Perry Warjiyo menyatakan bahwa dia nyaman dengan level ini karena lonjakan didorong oleh pasokan. BI justru mengawasi inflasi inti, yang menghapus bahan makanan dan bahan bakar (BBM) yang dan mencapai 2,6 persen bulan lalu.
Ekonom Maybank Investment Banking Group Lee Ju Ye memprediksi inflasi inti kemungkinan akan meningkat pada paruh kedua tahun ini.
"Harga produsen meningkat pada kecepatan yang lebih cepat, menunjukkan bahwa efek putaran kedua dapat meningkat karena lebih banyak biaya yang dibebankan kepada konsumen," katanya.
3. Tekanan Rupiah
Rupiah merupakan salah satu mata uang yang paling stabil di Asia, dengan penurunan 4,95 perse (year-to-date/ytd).
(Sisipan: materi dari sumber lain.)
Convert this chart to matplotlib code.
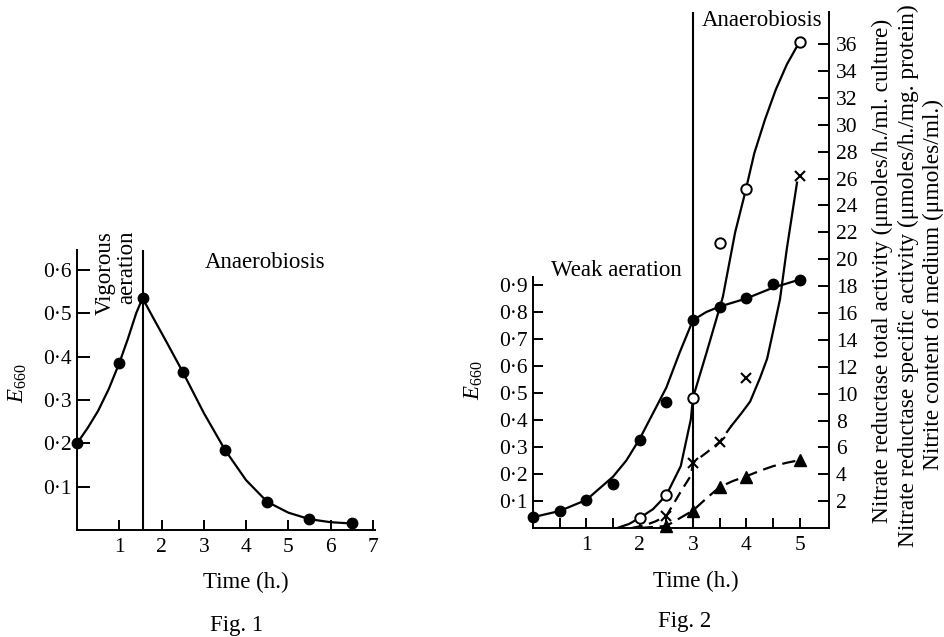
import matplotlib
matplotlib.use('Agg')
import matplotlib.pyplot as plt
from matplotlib.ticker import FixedLocator, NullFormatter

plt.rcParams['font.family'] = ['Liberation Serif', 'DejaVu Serif']
plt.rcParams['mathtext.fontset'] = 'custom'
plt.rcParams['mathtext.rm'] = 'Liberation Serif'
plt.rcParams['mathtext.it'] = 'Liberation Serif:italic'

# ---- Fig. 1 data (time h., E660) ----
f1_t = [0, 1.0, 1.55, 2.5, 3.5, 4.5, 5.5, 6.5]
f1_e = [0.20, 0.385, 0.535, 0.365, 0.185, 0.065, 0.025, 0.015]
# points
f1_curve_t = [0, 0.25, 0.5, 0.75, 1.0, 1.2, 1.4, 1.55, 1.8, 2.1, 2.5, 3.0, 3.5, 4.0, 4.5, 5.0, 5.5, 6.0, 6.5]
f1_curve_e = [0.20, 0.235, 0.275, 0.325, 0.385, 0.44, 0.50, 0.535, 0.49, 0.437, 0.365, 0.27, 0.185, 0.115, 0.065, 0.04, 0.025, 0.018, 0.015]
f1_switch = 1.55

# ---- Fig. 2 data ----
f2_t = [0, 0.5, 1.0, 1.5, 2.0, 2.5, 3.0, 3.5, 4.0, 4.5, 5.0]
f2_e = [0.04, 0.063, 0.104, 0.163, 0.326, 0.465, 0.77, 0.82, 0.85, 0.905, 0.92]
f2_e_curve_t = [0, 0.5, 1.0, 1.5, 1.75, 2.0, 2.25, 2.5, 2.75, 3.0, 3.25, 3.5, 3.75, 4.0, 4.5, 5.0]
f2_e_curve = [0.04, 0.063, 0.104, 0.19, 0.25, 0.33, 0.425, 0.52, 0.65, 0.77, 0.80, 0.82, 0.835, 0.85, 0.89, 0.92]

# nitrate reductase total activity (open circles)
tot_t = [2.0, 2.5, 3.0, 3.5, 4.0, 5.0]
tot_v = [0.75, 2.45, 9.7, 21.2, 25.2, 36.2]
tot_curve_t = [1.58, 1.8, 2.0, 2.25, 2.5, 2.77, 2.96, 3.0, 3.25, 3.56, 3.79, 3.98, 4.15, 4.35, 4.55, 4.76, 5.0]
tot_curve_v = [0, 0.3, 0.75, 1.4, 2.45, 4.6, 8.1, 9.7, 13.0, 17.2, 22.0, 25.0, 27.9, 30.4, 32.6, 34.5, 36.2]

# nitrate reductase specific activity (crosses)
spec_t = [2.5, 3.0, 3.5, 4.0, 5.0]
spec_v = [0.9, 4.85, 6.4, 11.2, 26.2]
spec_dash_t = [1.85, 2.1, 2.3, 2.5, 2.77, 2.96, 3.0, 3.25, 3.5, 3.72]
spec_dash_v = [0, 0.2, 0.5, 0.9, 2.7, 3.9, 4.85, 5.6, 6.4, 7.6]
spec_solid_t = [3.72, 3.9, 4.07, 4.26, 4.39, 4.5, 4.63, 4.76, 4.95]
spec_solid_v = [7.6, 8.5, 9.4, 11.2, 12.6, 14.6, 17.0, 20.8, 25.7]

# nitrite content of medium (triangles)
nit_t = [2.5, 3.0, 3.5, 4.0, 5.0]
nit_v = [0.15, 1.3, 3.05, 3.8, 5.05]
nit_curve_t = [2.0, 2.5, 3.0, 3.25, 3.5, 3.75, 4.0, 4.25, 4.5, 4.75, 5.0]
nit_curve_v = [0, 0.15, 1.3, 2.2, 3.05, 3.5, 3.85, 4.25, 4.6, 4.85, 5.05]
f2_switch = 3.0

W, H = 944, 637
fig = plt.figure(figsize=(9.44, 6.37), dpi=100)


def box(l, t, r, b):
    return [l / W, 1 - b / H, (r - l) / W, (b - t) / H]


FS = 15.5   # tick labels
FT = 16.5   # annotations
LW = 1.6

# ================= Fig. 1 =================
ax1 = fig.add_axes(box(77, 250, 375, 530))
ax1.set_xlim(0, 7.05)
ax1.set_ylim(0, 0.646)
for s in ['top', 'right']:
    ax1.spines[s].set_visible(False)
for s in ['left', 'bottom']:
    ax1.spines[s].set_linewidth(1.4)
ax1.plot(f1_curve_t, f1_curve_e, color='black', lw=LW, zorder=2)
ax1.plot(f1_t, f1_e, 'o', color='black', ms=7.5, zorder=3, clip_on=False)
ax1.axvline(f1_switch, color='black', lw=1.5)
ax1.set_xticks(range(1, 8))
ax1.set_yticks([0.1, 0.2, 0.3, 0.4, 0.5, 0.6])
ax1.set_yticklabels(['0·1', '0·2', '0·3', '0·4', '0·5', '0·6'])
ax1.tick_params(axis='x', direction='in', length=7, width=1.4, labelsize=FS, pad=6)
ax1.tick_params(axis='y', direction='in', length=9, width=1.4, labelsize=FS, pad=4)
fig.text(18 / W, 1 - 383 / H, r'$\mathit{E}_{\mathit{660}}$', rotation=90,
         ha='center', va='center', fontsize=FS + 1)
fig.text(265 / W, 1 - 263 / H, 'Anaerobiosis', ha='center', va='center', fontsize=FT)
fig.text(116 / W, 1 - 231 / H, 'Vigorous\naeration', rotation=90, ha='center', va='top',
         multialignment='right', fontsize=FT, linespacing=1.02)
fig.text(246 / W, 1 - 582 / H, 'Time (h.)', ha='center', va='center', fontsize=FT)
fig.text(237 / W, 1 - 625 / H, 'Fig. 1', ha='center', va='center', fontsize=FT)

# ================= Fig. 2 =================
ax2 = fig.add_axes(box(533, 12, 829, 528))
ax2.set_xlim(0, 5.55)
ax2.set_ylim(0, 1.911)
ax3 = ax2.twinx()
ax3.set_ylim(0, 38.4)

for a in (ax2, ax3):
    a.spines['top'].set_visible(False)
    for s in ['left', 'right', 'bottom']:
        a.spines[s].set_linewidth(1.4)
ax2.spines['right'].set_visible(False)
ax3.spines['left'].set_visible(False)
ax3.spines['bottom'].set_visible(False)
ax2.spines['left'].set_bounds(0, 0.93)

ax2.plot(f2_e_curve_t, f2_e_curve, color='black', lw=LW, zorder=2)
ax2.plot(f2_t, f2_e, 'o', color='black', ms=7.5, zorder=3, clip_on=False)
ax2.axvline(f2_switch, color='black', lw=1.5)

ax3.plot(tot_curve_t, tot_curve_v, color='black', lw=LW, zorder=2)
ax3.plot(tot_t, tot_v, 'o', mfc='white', mec='black', mew=1.4, ms=7.5, zorder=3)
ax3.plot(spec_dash_t, spec_dash_v, color='black', lw=LW, dashes=(5, 3), zorder=2)
ax3.plot(spec_solid_t, spec_solid_v, color='black', lw=LW, zorder=2)
ax3.plot(spec_t, spec_v, 'x', color='black', mew=1.5, ms=6.5, zorder=3)
ax3.plot(nit_curve_t, nit_curve_v, color='black', lw=LW, dashes=(6, 3), zorder=2)
ax3.plot(nit_t, nit_v, '^', color='black', ms=8, zorder=3, clip_on=False)

ax2.xaxis.set_major_locator(FixedLocator([1, 2, 3, 4, 5]))
ax2.xaxis.set_minor_locator(FixedLocator([0.5, 1.5, 2.5, 3.5, 4.5]))
ax2.xaxis.set_minor_formatter(NullFormatter())
ax2.set_yticks([0.1, 0.2, 0.3, 0.4, 0.5, 0.6, 0.7, 0.8, 0.9])
ax2.set_yticklabels(['0·1', '0·2', '0·3', '0·4', '0·5', '0·6', '0·7', '0·8', '0·9'])
ax2.tick_params(axis='x', which='both', direction='in', length=7, width=1.4, labelsize=FS, pad=6)
ax2.tick_params(axis='y', direction='in', length=7, width=1.4, labelsize=FS, pad=4)
ax3.set_yticks(list(range(2, 37, 2)))
ax3.tick_params(axis='y', direction='in', length=8, width=1.4, labelsize=FS, pad=5)

fig.text(474 / W, 1 - 380 / H, r'$\mathit{E}_{\mathit{660}}$', rotation=90,
         ha='center', va='center', fontsize=FS + 1)
fig.text(616 / W, 1 - 271 / H, 'Weak aeration', ha='center', va='center', fontsize=FT)
fig.text(762 / W, 1 - 20 / H, 'Anaerobiosis', ha='center', va='center', fontsize=FT)
fig.text(696 / W, 1 - 581 / H, 'Time (h.)', ha='center', va='center', fontsize=FT)
fig.text(685 / W, 1 - 621 / H, 'Fig. 2', ha='center', va='center', fontsize=FT)

fig.text(882 / W, 1 - 271 / H, 'Nitrate reductase total activity (μmoles/h./ml. culture)',
         rotation=90, ha='center', va='center', fontsize=16.8)
fig.text(908 / W, 1 - 276 / H, 'Nitrate reductase specific activity (μmoles/h./mg. protein)',
         rotation=90, ha='center', va='center', fontsize=16.8)
fig.text(933 / W, 1 - 284 / H, 'Nitrite content of medium (μmoles/ml.)',
         rotation=90, ha='center', va='center', fontsize=16.8)

fig.savefig('out.png', dpi=100)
Sementara itu, mata uang tetangga seperti Thailand dan Filipina telah tenggelam sekitar 9 persen atau lebih.
Surplus neraca perdagangan yang melebar yang didukung oleh penerimaan ekspor komoditas telah membantu menstabilkan mata uang rupiah.
Mungkin ada lebih banyak tekanan sell-off yang akan datang meskipun dengan pengetatan agresif di AS dan sekarang zona euro. Hal tersebut bisa membebani cadangan devisa Indonesia lagi. BI berjanji tidak hanya untuk memperlancar volatilitas, tetapi untuk mempertahankan mata uang untuk meredam inflasi impor.
4. Alat Likuiditas
Semua mata akan tertuju pada pergerakan pasar uang Bank Indonesia, setelah mulai menjual sebagian kepemilikan obligasi atau surat berharga negara (SBN) pada 18 Juli 2022. Ini merupakan langkah pertama yang dilakukan BI selama siklus kebijakan ini berlangsung.
Perry Warjiyo telah mengisyaratkan bank akan terlebih dahulu menyerap kelebihan likuiditas melalui giro wajib minimum (GWM) dan operasi moneter.
"Penjualan SBN mungkin menjadi isyarat bahwa otoritas bergerak satu langkah lebih jauh dalam rencana pengetatannya dan bahwa kenaikan suku bunga mungkin akan segera terjadi," ujar David Sumual, ekonom di PT Bank Central Asia Tbk. (BCA).